▶ _Task requirements_: Count up the lines in the following listing that hold the word "seaborn", then give only that count.

▶ _Dataset content_:
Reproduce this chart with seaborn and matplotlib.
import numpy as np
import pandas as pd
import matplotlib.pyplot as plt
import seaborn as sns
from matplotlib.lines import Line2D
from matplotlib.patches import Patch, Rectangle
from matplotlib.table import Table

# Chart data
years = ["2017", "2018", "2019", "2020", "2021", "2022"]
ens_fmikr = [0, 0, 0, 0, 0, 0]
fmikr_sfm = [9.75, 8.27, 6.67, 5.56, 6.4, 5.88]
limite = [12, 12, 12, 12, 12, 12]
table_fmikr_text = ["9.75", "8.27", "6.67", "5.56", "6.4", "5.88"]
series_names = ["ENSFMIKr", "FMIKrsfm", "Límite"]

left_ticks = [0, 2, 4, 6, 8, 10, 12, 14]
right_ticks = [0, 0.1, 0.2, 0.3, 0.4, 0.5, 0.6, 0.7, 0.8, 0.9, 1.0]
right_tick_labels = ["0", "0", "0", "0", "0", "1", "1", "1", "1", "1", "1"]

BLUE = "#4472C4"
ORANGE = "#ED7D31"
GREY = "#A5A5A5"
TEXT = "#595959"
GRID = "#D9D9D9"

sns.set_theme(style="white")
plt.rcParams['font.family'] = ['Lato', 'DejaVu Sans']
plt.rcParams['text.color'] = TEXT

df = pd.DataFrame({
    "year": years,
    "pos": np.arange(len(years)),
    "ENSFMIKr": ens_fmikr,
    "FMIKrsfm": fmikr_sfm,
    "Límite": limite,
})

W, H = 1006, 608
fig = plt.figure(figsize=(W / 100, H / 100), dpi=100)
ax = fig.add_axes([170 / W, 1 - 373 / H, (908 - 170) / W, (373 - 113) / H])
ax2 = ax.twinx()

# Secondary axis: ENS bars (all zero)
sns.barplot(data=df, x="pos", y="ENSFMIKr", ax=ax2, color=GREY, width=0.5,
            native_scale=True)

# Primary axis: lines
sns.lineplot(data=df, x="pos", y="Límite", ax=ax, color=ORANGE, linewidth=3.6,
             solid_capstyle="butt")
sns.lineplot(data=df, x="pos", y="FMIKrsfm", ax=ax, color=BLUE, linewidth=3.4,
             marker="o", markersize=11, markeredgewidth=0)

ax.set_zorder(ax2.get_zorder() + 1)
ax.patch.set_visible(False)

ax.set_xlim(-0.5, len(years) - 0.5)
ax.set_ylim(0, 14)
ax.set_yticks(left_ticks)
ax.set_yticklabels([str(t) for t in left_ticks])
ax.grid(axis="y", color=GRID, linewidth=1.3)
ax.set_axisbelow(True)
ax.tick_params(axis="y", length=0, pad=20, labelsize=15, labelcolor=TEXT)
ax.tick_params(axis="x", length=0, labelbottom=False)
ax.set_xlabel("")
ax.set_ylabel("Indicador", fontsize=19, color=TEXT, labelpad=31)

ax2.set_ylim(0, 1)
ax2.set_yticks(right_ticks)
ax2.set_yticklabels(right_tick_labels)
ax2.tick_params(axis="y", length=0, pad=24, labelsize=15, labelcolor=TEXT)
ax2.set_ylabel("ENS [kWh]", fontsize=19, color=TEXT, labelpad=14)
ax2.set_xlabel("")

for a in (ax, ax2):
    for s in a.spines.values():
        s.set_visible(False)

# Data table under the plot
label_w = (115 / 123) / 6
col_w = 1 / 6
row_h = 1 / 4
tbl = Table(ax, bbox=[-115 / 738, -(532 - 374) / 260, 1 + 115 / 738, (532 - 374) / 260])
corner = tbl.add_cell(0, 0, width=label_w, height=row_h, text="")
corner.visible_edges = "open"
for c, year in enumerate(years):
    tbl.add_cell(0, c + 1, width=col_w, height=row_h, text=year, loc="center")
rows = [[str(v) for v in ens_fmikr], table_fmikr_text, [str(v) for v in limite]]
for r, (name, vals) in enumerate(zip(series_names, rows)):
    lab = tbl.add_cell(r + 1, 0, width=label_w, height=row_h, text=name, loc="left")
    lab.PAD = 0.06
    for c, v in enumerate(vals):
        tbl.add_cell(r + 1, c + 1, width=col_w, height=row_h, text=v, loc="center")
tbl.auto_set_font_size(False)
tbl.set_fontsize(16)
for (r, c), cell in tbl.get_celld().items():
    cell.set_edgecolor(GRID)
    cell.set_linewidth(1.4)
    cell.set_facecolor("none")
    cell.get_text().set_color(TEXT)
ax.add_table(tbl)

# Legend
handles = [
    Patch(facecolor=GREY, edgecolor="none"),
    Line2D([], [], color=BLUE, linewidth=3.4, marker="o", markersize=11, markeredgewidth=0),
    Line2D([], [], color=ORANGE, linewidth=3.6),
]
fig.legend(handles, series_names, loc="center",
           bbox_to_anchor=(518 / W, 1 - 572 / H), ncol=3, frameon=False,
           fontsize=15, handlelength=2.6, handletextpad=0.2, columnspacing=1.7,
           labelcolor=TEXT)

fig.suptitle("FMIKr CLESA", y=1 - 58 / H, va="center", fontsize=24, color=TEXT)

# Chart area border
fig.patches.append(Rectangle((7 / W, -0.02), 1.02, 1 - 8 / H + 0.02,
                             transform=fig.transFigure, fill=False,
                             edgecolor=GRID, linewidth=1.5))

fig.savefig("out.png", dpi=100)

▶ _Full answer_: 2